A random thought on Elon Musk

Watching one of the world’s richest man trying to determine what free speech means within his empire, while his empire sort of burns in the background, is rather interesting. Especially given the fact that he bought the rights to do it – and so it is neither immoral nor unethical for him to do so. It’s his to toss around.

It’s rather odd though – because a man dating Hollywood actresses and yet living in a 375 square foot house with his billions does not particularly need to worry about the world’s freedom of speech. Why does he care about whether some people get the stage or not? What drives him then, is as odd as him describing it as “curiosity”.

This reminds me of Masud Akhond’s status update a few days ago, which loosely translates to the idea that money doesn’t change people – it enables them to be what they really are deep inside.

Now, you might find these two thought trains unrelated – but here is my take on it: given the same amount of money, knowledge, problems, power, and a bit of Asperger’s Syndrome – you and I would probably behave the same (erratic) way. Here is why (I believe that):

On the 100th edition of Mark Manson’s newsletter – he wrote a little piece on how everybody in the world is the same. He believes that everybody in the world has a set of six problems that they are struggling with – relationships, purpose, emotions, resilience, life planning, and habits. And although their struggles are different, one can define all humans with a set of problems that can be categorized under these six.

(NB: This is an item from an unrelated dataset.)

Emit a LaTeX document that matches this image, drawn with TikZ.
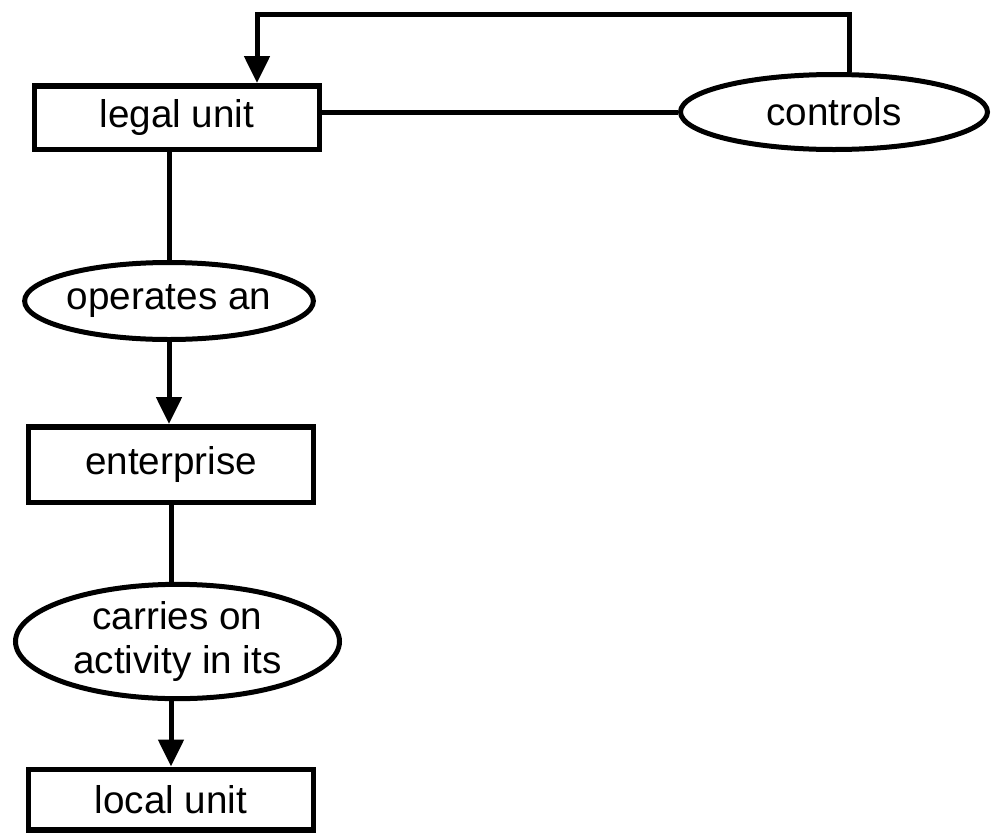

Think of it like your fingerprint of problems. The idea is that you believe you are unique because your six problems are yours alone, and the chances that another person with the same combination would exist in the same time frame is sort of a statistical impossibility. But at the end of the day, that’s how you can be defined. You are just an instance of a class that takes six problems as input.

I don’t particularly agree fully about the simplicity Manson proposes, and you are at liberty to not believe it either. But if you think deeply, you can probably also associate most of your problems with these six issues in one way or the other. Interestingly, Manson believes that these struggles will never cease being struggles – and that whatever you figure out today may be overturned by another struggle down the path. If we assume that it is true, everybody between Rahul Ligma and Rishi Sunak is struggling with the same set of issues – and their issues will never stop being problems either.

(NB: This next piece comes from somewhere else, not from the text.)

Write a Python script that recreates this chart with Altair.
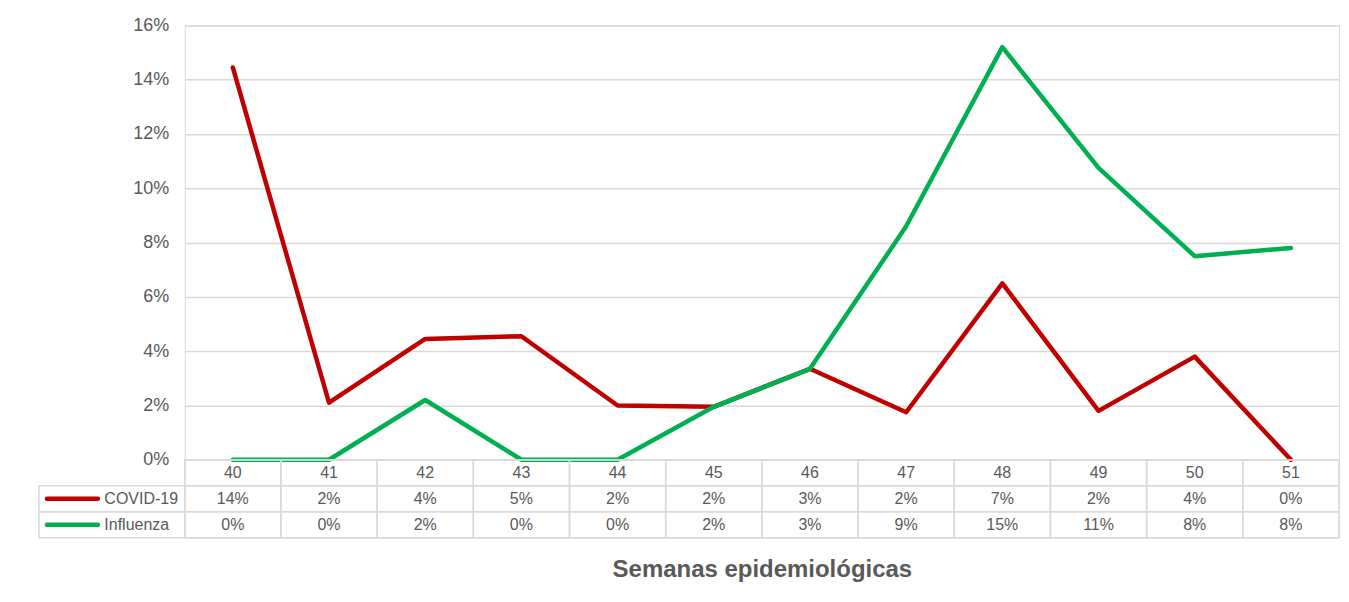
import altair as alt
import pandas as pd

weeks = ["40", "41", "42", "43", "44", "45", "46", "47", "48", "49", "50", "51"]
series = ["COVID-19", "Influenza"]
colors = ["#C00000", "#00B050"]

covid = [0.1445, 0.021, 0.0445, 0.0455, 0.020, 0.0195, 0.0335, 0.0175, 0.065, 0.018, 0.038, 0.0]
flu = [0.0, 0.0, 0.022, 0.0, 0.0, 0.0195, 0.0335, 0.086, 0.152, 0.1075, 0.075, 0.078]

covid_labels = ["14%", "2%", "4%", "5%", "2%", "2%", "3%", "2%", "7%", "2%", "4%", "0%"]
flu_labels = ["0%", "0%", "2%", "0%", "0%", "2%", "3%", "9%", "15%", "11%", "8%", "8%"]

y_ticks = [0, 0.02, 0.04, 0.06, 0.08, 0.10, 0.12, 0.14, 0.16]
header_row = "Semana"
rows = [header_row] + series
x_title = "Semanas epidemiológicas"

GRAY = "#595959"
GRID = "#d9d9d9"
FONT = "Liberation Sans"

line_df = pd.DataFrame({
    "week": weeks * 2,
    "series": [series[0]] * len(weeks) + [series[1]] * len(weeks),
    "value": covid + flu,
})

table_df = pd.DataFrame({
    "week": weeks * 3,
    "row": [header_row] * len(weeks) + [series[0]] * len(weeks) + [series[1]] * len(weeks),
    "label": weeks + covid_labels + flu_labels,
})

legend_df = pd.DataFrame({"row": series, "series": series})

W = 1156

top = alt.Chart(line_df).mark_line(
    strokeWidth=4.5, strokeJoin="round", strokeCap="round"
).encode(
    x=alt.X("week:O", scale=alt.Scale(type="point", domain=weeks, padding=0.5), axis=None),
    y=alt.Y(
        "value:Q",
        scale=alt.Scale(domain=[0, 0.16], nice=False),
        axis=alt.Axis(
            values=y_ticks, format=".0%", title=None, grid=True, gridColor=GRID,
            gridWidth=1.5, domain=False, ticks=False, labelPadding=16,
            labelFontSize=18, labelColor=GRAY, labelFont=FONT,
        ),
    ),
    color=alt.Color("series:N", scale=alt.Scale(domain=series, range=colors), legend=None),
).properties(width=W, height=435)

x_tab = alt.X(
    "week:O",
    scale=alt.Scale(type="band", domain=weeks, paddingInner=0, paddingOuter=0),
    axis=alt.Axis(
        title=x_title, labels=False, ticks=False, domain=False, grid=False,
        titleFontSize=24, titleFontWeight="bold", titleColor=GRAY, titlePadding=20,
        titleFont=FONT,
    ),
)
y_tab = alt.Y(
    "row:N",
    scale=alt.Scale(type="band", domain=rows, paddingInner=0, paddingOuter=0),
    axis=alt.Axis(
        title=None, labelAlign="left", labelPadding=81, ticks=False, domain=False,
        grid=False, labelFontSize=16, labelColor=GRAY, labelFont=FONT,
        labelExpr="datum.value == 'Semana' ? '' : datum.value",
    ),
)

cells = alt.Chart(table_df).mark_rect(
    fill="white", fillOpacity=0, stroke=GRID, strokeWidth=1.5
).encode(x=x_tab, y=y_tab)

cell_text = alt.Chart(table_df).mark_text(
    fontSize=16, color=GRAY, font=FONT
).encode(x=x_tab, y=y_tab, text="label:N")

legend_cells = alt.Chart(legend_df).mark_rect(
    fill="white", fillOpacity=0, stroke=GRID, strokeWidth=1.5
).encode(x=alt.value(-146), x2=alt.value(0), y=y_tab)

swatches = alt.Chart(legend_df).mark_rule(
    strokeWidth=4.5, strokeCap="round"
).encode(
    x=alt.value(-138), x2=alt.value(-87), y=y_tab,
    color=alt.Color("series:N", scale=alt.Scale(domain=series, range=colors), legend=None),
)

bottom = alt.layer(cells, legend_cells, swatches, cell_text).properties(width=W, height=78)

chart = alt.vconcat(top, bottom, spacing=0, bounds="flush").properties(
    padding={"left": 29, "top": 7, "right": 0, "bottom": 0}
).configure_view(stroke=None).configure(font=FONT)

chart.save("out.html", embed_options={"renderer": "svg", "actions": False})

But what happens when you are too rich to have a fingerprint of typical problems? What happens when you can buy relationships, have no need for a purpose, can buy your way into happy emotions, need no resilience for you or your great-grandchildren for that matter, and don’t need to worry about your habits?

Somewhere between being a billionaire to a multi-billionaire, you reach a stage when you can mostly buy out your problems. At that point in life – you are writing your own fingerprint of problems. And you could decide to not write any – like the Russian Oligarchs and the Dubai Princes. But you could also wake up on a cold factory floor and decide that hustling about battery problems isn’t the only game you want to play – you want to help Andrew Tate spread hatred for an actual glimpse of what ludicrous mode can do.

It seems rather odd – but what if that’s just your kink?

Now look – I still haven’t answered why I think you and I would have the same kind of kinks that would enable us to do something like that. And honestly, I don’t think I will have an answer to that – ever. Except for the fact that somewhere deep inside – I believe that if I had the same fingerprint of self-invented problems, I would probably be as weird too. What gives you the confidence that you would be any different?